Required work:
Your task is to reproduce, verbatim and without pictures, the lines from the opening of the listing through the line containing "import * as".
--------------------------------
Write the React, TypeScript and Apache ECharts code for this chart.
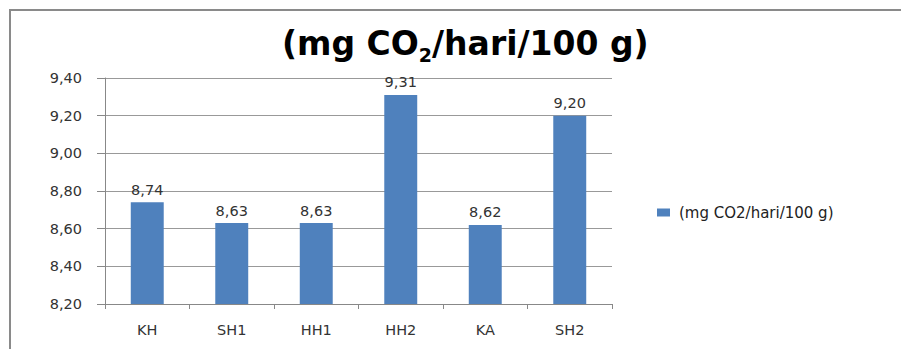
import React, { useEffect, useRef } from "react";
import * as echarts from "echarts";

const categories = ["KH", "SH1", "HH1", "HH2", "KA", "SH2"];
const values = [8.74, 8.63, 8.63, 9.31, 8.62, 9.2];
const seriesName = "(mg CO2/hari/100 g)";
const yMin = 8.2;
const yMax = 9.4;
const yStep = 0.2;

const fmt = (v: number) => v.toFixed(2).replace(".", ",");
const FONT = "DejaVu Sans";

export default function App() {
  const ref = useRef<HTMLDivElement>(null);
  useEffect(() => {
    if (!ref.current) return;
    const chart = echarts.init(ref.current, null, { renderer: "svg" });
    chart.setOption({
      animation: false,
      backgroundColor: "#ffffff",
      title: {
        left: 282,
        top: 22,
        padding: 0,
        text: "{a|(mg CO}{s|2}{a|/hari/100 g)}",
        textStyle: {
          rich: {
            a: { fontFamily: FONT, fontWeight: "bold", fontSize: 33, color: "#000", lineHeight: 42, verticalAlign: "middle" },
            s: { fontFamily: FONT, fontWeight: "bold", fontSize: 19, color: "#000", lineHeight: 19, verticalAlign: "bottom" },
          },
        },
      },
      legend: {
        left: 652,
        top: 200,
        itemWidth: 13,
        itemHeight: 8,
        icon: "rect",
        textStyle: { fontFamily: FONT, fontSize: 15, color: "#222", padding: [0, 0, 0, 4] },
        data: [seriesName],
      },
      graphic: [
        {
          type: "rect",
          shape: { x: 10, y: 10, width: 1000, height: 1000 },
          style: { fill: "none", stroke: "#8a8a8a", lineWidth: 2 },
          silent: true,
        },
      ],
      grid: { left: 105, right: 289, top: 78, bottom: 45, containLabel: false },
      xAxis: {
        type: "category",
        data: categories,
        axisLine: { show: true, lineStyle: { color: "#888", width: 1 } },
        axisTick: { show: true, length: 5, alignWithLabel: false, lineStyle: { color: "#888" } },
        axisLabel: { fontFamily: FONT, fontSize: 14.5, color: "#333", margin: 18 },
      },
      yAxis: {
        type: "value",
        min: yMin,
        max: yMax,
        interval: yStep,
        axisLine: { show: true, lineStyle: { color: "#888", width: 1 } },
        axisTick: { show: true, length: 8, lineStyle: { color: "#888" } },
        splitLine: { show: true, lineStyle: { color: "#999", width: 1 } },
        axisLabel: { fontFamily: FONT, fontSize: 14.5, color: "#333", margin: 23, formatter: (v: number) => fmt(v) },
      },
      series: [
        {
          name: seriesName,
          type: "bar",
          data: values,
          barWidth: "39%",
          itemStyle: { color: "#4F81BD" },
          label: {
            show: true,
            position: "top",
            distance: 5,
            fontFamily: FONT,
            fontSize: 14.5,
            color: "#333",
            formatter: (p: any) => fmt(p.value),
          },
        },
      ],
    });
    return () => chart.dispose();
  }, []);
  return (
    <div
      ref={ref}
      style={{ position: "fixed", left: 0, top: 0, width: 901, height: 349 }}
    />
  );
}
--------------------------------
Final result:
Write the React, TypeScript and Apache ECharts code for this chart.
import React, { useEffect, useRef } from "react";
import * as echarts from "echarts";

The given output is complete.